Here's the pic Asus sent me back. I don't recall these pins being bent when I sent it out. More importantly they aren't touching any other pins so they are a non issue. What this means is Asus hasn't even tested my board, just done a cursory visual inspection. I've been building PC's since the days of 50 pin SCSI, I can handle a few bent pins. What I can't handle is something obviously being faulty and/or a fire hazard. No response from Asus as yet today. I disputed their repair yesterday. I mean over $700 to repair two bent pins and not address the memory issue is just ridiculous IMO.

911gt3 wrote:
Here's the pic Asus sent me back. I don't recall these pins being bent when I sent it out. More importantly they aren't touching any other pins so they are a non issue. What this means is Asus hasn't even tested my board, just done a cursory visual inspection. I've been building PC's since the days of 50 pin SCSI, I can handle a few bent pins. What I can't handle is something obviously being faulty and/or a fire hazard. No response from Asus as yet today. I disputed their repair yesterday. I mean over $700 to repair two bent pins and not address the memory issue is just ridiculous IMO.

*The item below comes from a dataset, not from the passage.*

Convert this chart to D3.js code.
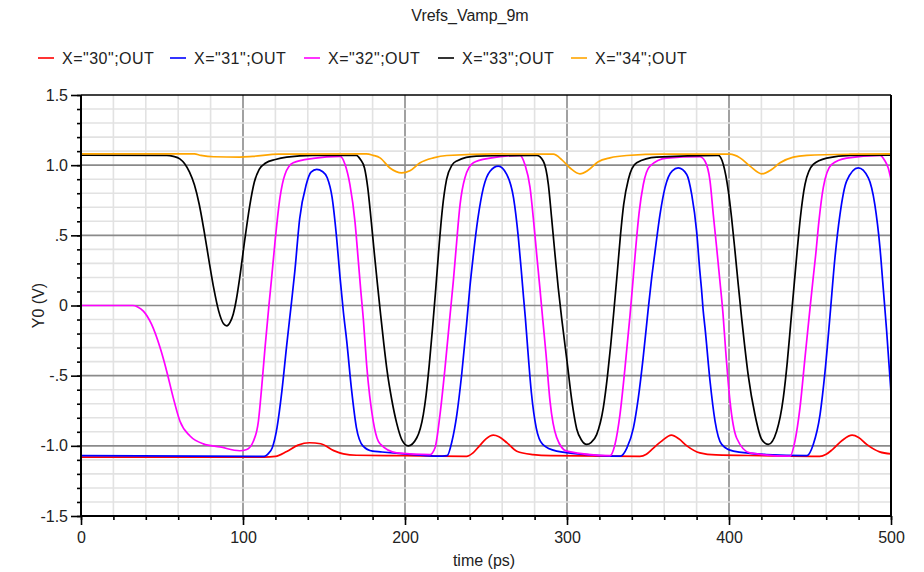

I just got finished speaking with an ASUS agent about replacing my (unused) Hero motherboard and what gets me is their making me pay for the defective unit to be shipped to them for replacement, they won't even cover the cost for the shipping, so this essentially means the board costs me about $30 or so more than people will a non defective board, and this is on recall.

P.S i live in Hawaii, so ya....things are pretty expensive to ship.

nytman7 wrote:
I just got finished speaking with an ASUS agent about replacing my (unused) Hero motherboard and what gets me is their making me pay for the defective unit to be shipped to them for replacement, they won't even cover the cost for the shipping, so this essentially means the board costs me about $30 or so more than people will a non defective board, and this is on recall.

P.S i live in Hawaii, so ya....things are pretty expensive to ship.


They were about to make me do that too until I hit up their chat support and I told them that it's like a $600 board, the least they could do was pay for shipping for their own manufacturing defect. The guy agreed and re-did my RMA request and sent me a FedEx shipping label as well as packing instructions. Trying hitting them up and explaining that.
| Intel Core i7 12700K @ 5.3 GHz | G.SKILL 2x16 GB DDR5 @ 6000 MHz CL36 | ASUS ROG MAXIMUS Z690 HERO | ASUS TUF Gaming GeForce RTX 3070 Ti OC Edition |

Brigman
Level 9
Guys, electronics engineer here. I have an MZ690H and a 12900K but still awaiting RAM.

I've had my board out and powered up today to investigate this - probing that area of the board with a scopemeter to see what's going on. I can confirm that the intended polarity of that capacitor immediately above the outer RAM slot should be with the stripe toward the outer side of the board and ARGB header - so on the right when looking at the board with the Q-Code display uppermost.

Luckily my own board seems to be a good one. Pending more from Asus, if you have a board with the capacitor stripe on the left/toward the VRM heatsink - as in @farnsworth41's pic immediately above, it might e a good idea to discontinue using it for the time being. If this is the problem, and it certainly looks like it is, then the boards will need a recall/replacement process.